The box arrived yesterday and it was hella cool. Clementines with the leaves still intact, sweet potatoes caked with dirt, perfectly imperfect carrots, tiny local apples, etc etc. I stared at it for ages, so overwhelmed by indecision then finally said, "Och, fuck it. I’ll just make soup."

Be Prepared

Well, bugger. I put on that 0.4kg I lost that week. I was nearly in tears as I stood on the scale at 6.20 this morning. How dare those scales show a gain! After all my efforts! My shoulders were still stinging from Body Pump, my thighs were still aching from RPM, my hips and waist felt narrower… so what gives?

I brooded the whole twenty minute walk to the train station. I just felt exhausted by all this effort to bust my lard. It just seemed uphill and somewhat futile. But then I remembered what I’d written in last week’s entry – it takes hard work and consistency. I may have exercised like a mofo last week, but along came the bag of hot chips I scoffed on Friday midnight, the extra toast with avocado, a wayward Marks and Spencer mini roll. It just goes to show that I cannot afford calorific indiscretions at this stage. You can get away with it when you’re 80 kilos overweight but not 11.7 kilos. It’s a whole new level of hard work and consistency now.

That’s why this whole concept of "plateauing" really irks me. I think people use it too freely. If I gain or stay the same, I am not going to put it down to a plateau. More times than not, your weight loss has not plateaued – your weight loss EFFORTS have plateaued.
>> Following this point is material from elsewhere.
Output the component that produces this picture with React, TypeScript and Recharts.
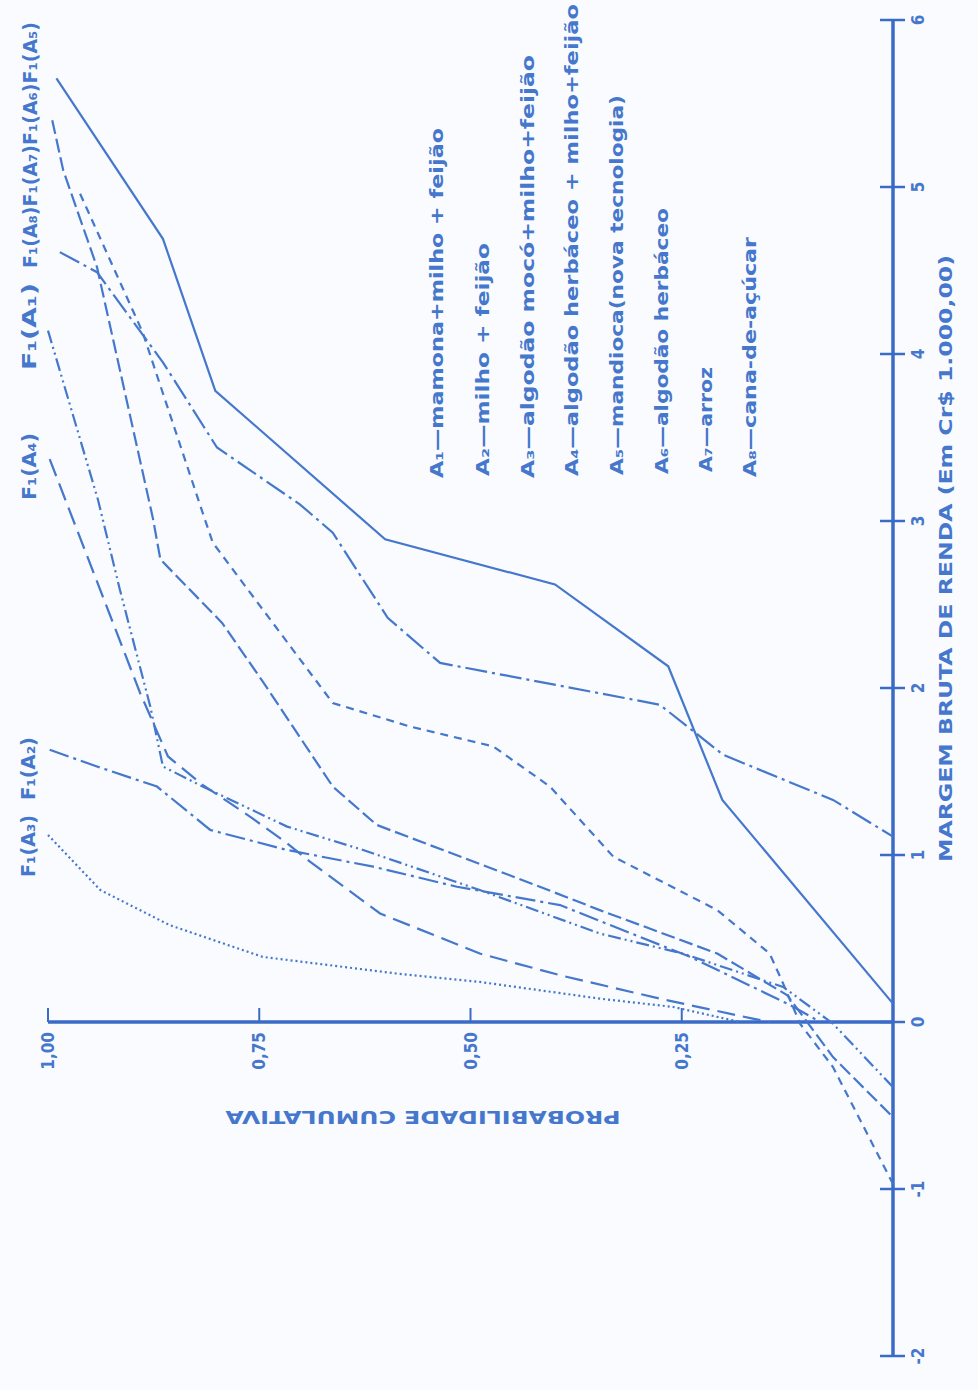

Let’s be honest with ourselves and cut the cotton-wool bullshit. If you look hard at your eating efforts (quality of calories, not just quantity) and exercise efforts (quality, frequency and intensity) it’s a rare day that you could find no room for improvement.

So there!

Pilates! Woo! I’ve just finished session four of a 6-week beginners class. I did a beginners course back in 2002 and absolutely loathed it. Just could not understand the concepts at all, and the convoluted breathing did my head in. But this time round I seem to be getting it, and can actually feel my abs working this time. It’s helping with my lifting too, just being more aware of my posture and using my abs for support.

For the first three weeks I was so paranoid that I was doing it all wrong. I hid up the back of the room, as always. The instructor didn’t come over and correct my form very often. I started to sulk, thinking she wasn’t bothering to help me because I was That Fat Chick Up The Back Of The Class Who Is Beyond Help. I was not worth her instructional while.

But this week when only five people were in the class she was quite chatty, and said how we were making amazing progress. We were up to like Week 10 status rather than Week 4. Well! Huzzah! And then I realised maybe she had not been correcting me because I did not need correction. I assumed that I was so weak and inflexible that she was just going to let me be in my freaky corner, but if I set aside the fat girl paranoia I really think I am getting the hang of this Pilates pilaver. See, it’s never too late to teach a fat dog new tricks!

Had a minor freakout earlier in the week about how to get all my exercise in over the xmas period. First there are all the social occasions to consider, and then my gym’s hours. I go to a Council gym with a very public service approach to opening hours. They are completely closed down between December 23 – January 5, and the cardio suite is closed down from NOW untl January 5 because they are replacing the floors (there goes my treadmill running idea). Plus most of my instructors have said next week is their last week of teaching for the year. Arrgh!

So I made a wee calendar in my trusty notebook for the next month. Filled in all the social/travel stuff. Filled in what classes I can do before the shut-down, then scheduled in home workouts for the other days. I got my weights and some DVDs – Tae-Bo, fitball and some wacky aerobic crap. So even we get eleventy million feet of snow I will have no excuse not to exercise, huzzah! I used to be a Brownie you know, our motto was BE PREPARED.

Oh hang on, that’s the Scouts. The Brownie motto was LEND A HAND. Well I supposed I am technically lending myself a hand, which is rather selfish and not in keeping with the Brownie spirit. But it’s a hand, nonetheless.